/---
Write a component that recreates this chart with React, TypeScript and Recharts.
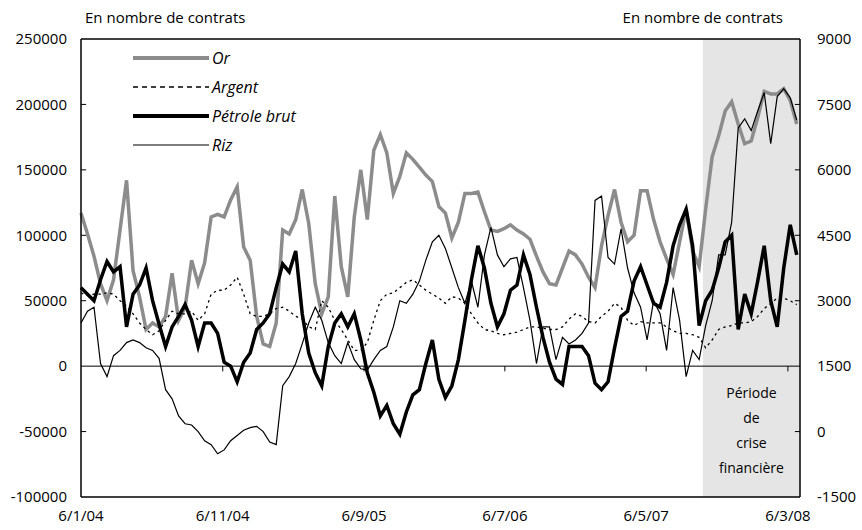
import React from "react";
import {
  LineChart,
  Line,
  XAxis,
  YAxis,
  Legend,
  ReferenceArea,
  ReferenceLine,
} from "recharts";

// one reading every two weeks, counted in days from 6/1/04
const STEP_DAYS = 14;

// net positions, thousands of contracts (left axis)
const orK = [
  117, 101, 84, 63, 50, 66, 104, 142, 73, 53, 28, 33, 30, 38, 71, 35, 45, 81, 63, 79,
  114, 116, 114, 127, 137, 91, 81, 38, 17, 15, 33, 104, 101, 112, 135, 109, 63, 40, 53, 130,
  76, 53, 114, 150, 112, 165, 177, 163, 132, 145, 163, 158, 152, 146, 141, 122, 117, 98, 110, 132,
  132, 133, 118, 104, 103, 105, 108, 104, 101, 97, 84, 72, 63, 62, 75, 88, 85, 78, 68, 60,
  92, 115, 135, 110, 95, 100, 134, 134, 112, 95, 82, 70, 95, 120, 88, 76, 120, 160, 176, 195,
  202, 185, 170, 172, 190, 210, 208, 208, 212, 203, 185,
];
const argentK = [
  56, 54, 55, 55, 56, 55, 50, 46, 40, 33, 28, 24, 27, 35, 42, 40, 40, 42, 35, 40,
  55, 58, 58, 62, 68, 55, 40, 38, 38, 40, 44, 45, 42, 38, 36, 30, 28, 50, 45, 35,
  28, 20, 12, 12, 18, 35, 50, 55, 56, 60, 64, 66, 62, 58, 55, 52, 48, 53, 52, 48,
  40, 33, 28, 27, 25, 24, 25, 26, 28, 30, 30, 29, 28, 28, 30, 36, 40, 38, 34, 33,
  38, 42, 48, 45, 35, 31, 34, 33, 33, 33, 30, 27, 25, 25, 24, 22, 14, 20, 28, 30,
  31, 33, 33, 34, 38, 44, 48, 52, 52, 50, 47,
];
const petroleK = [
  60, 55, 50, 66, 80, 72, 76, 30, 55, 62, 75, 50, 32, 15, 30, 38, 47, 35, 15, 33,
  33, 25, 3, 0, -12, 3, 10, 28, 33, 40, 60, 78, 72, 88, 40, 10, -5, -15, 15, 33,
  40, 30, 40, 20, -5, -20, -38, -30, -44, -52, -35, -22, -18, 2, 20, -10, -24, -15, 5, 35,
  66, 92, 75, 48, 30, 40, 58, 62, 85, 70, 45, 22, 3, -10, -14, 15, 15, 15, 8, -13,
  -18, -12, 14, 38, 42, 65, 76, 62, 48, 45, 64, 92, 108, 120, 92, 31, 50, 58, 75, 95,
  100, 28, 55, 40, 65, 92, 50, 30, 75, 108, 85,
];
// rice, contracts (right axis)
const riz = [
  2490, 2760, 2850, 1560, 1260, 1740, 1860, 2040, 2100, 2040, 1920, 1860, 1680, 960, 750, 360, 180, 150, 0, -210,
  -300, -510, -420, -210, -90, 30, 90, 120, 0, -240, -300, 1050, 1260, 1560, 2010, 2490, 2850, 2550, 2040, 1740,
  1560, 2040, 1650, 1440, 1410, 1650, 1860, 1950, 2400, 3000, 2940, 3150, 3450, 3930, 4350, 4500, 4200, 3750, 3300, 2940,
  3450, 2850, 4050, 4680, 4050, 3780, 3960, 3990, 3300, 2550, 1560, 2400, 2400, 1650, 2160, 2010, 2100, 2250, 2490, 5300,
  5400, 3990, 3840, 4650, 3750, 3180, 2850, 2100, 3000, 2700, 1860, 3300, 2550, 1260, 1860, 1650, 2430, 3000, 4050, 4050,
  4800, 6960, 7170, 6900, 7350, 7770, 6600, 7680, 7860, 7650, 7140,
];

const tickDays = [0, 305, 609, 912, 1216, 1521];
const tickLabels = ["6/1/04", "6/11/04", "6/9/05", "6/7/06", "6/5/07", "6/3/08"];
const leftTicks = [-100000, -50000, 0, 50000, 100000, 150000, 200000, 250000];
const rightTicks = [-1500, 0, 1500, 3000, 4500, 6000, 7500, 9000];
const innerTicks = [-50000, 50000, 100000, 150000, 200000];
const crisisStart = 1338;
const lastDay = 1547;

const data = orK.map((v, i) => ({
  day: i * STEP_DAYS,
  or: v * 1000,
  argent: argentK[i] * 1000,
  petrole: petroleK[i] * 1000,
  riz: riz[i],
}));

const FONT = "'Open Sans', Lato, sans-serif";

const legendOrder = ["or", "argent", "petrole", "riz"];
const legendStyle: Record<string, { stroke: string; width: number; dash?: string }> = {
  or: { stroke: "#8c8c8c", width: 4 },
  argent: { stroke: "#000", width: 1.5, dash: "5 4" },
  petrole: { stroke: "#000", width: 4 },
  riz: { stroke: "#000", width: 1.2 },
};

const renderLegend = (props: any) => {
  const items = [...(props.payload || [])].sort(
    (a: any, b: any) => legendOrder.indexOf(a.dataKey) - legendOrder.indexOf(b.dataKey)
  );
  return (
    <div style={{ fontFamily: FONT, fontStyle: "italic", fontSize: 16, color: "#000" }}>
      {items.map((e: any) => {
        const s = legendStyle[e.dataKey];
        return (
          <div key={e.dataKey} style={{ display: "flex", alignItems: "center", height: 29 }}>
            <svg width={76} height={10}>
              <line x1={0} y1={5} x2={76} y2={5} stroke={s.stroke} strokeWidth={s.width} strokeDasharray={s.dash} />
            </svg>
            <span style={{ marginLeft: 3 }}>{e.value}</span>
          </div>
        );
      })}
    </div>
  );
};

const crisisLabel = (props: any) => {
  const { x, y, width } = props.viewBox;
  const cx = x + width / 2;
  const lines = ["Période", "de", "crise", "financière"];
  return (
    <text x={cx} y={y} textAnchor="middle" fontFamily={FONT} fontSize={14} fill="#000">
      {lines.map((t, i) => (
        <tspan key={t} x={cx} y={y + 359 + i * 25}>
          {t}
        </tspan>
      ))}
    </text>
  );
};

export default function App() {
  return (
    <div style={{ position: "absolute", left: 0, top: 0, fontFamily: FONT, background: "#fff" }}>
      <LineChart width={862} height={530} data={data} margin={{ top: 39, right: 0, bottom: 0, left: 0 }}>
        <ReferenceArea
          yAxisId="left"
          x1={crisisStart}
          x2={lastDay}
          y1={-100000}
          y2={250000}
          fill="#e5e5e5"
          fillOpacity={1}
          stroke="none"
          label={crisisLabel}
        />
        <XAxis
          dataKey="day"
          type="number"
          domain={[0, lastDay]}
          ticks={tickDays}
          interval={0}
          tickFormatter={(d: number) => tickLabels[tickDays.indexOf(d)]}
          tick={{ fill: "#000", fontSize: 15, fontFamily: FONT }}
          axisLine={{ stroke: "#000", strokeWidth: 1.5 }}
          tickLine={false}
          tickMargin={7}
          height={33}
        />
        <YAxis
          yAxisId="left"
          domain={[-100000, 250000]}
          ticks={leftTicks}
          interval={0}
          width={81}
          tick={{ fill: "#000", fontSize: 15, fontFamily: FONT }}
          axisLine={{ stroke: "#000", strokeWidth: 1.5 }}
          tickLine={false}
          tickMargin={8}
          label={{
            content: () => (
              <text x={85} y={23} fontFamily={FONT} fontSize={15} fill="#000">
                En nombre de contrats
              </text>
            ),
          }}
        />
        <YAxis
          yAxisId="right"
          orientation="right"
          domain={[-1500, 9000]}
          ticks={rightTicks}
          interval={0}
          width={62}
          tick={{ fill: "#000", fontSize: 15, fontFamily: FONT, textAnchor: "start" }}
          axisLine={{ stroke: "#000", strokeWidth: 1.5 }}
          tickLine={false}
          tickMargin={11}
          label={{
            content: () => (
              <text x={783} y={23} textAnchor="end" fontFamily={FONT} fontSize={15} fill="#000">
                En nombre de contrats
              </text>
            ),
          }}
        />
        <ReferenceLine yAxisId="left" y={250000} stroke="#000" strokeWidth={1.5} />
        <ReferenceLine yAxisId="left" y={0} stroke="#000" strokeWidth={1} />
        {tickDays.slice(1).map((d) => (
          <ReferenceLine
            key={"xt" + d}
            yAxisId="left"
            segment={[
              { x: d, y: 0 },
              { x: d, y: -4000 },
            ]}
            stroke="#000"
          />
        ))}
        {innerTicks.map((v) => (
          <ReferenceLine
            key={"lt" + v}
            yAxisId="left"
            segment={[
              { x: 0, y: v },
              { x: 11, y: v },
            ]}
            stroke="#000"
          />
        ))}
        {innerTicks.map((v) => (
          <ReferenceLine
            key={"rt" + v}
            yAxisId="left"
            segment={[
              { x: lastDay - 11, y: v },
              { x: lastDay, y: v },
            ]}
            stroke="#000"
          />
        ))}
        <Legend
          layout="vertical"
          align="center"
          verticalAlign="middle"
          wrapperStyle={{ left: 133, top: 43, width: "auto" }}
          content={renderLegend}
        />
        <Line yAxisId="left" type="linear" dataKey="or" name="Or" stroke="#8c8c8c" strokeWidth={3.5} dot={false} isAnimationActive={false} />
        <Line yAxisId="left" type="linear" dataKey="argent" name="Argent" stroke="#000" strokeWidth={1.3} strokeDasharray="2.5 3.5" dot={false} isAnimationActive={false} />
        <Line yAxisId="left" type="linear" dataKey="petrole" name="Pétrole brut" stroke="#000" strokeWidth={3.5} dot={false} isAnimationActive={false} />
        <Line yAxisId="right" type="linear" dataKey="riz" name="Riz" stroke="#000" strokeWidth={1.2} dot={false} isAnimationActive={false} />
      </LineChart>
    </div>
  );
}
\---
:: Direction ::
Would you reproduce the lines above, from the very first through the line containing "const STEP_DAYS = 14;", exactly and without the pictures?

:: Complete answer ::
Write a component that recreates this chart with React, TypeScript and Recharts.
import React from "react";
import {
  LineChart,
  Line,
  XAxis,
  YAxis,
  Legend,
  ReferenceArea,
  ReferenceLine,
} from "recharts";

// one reading every two weeks, counted in days from 6/1/04
const STEP_DAYS = 14;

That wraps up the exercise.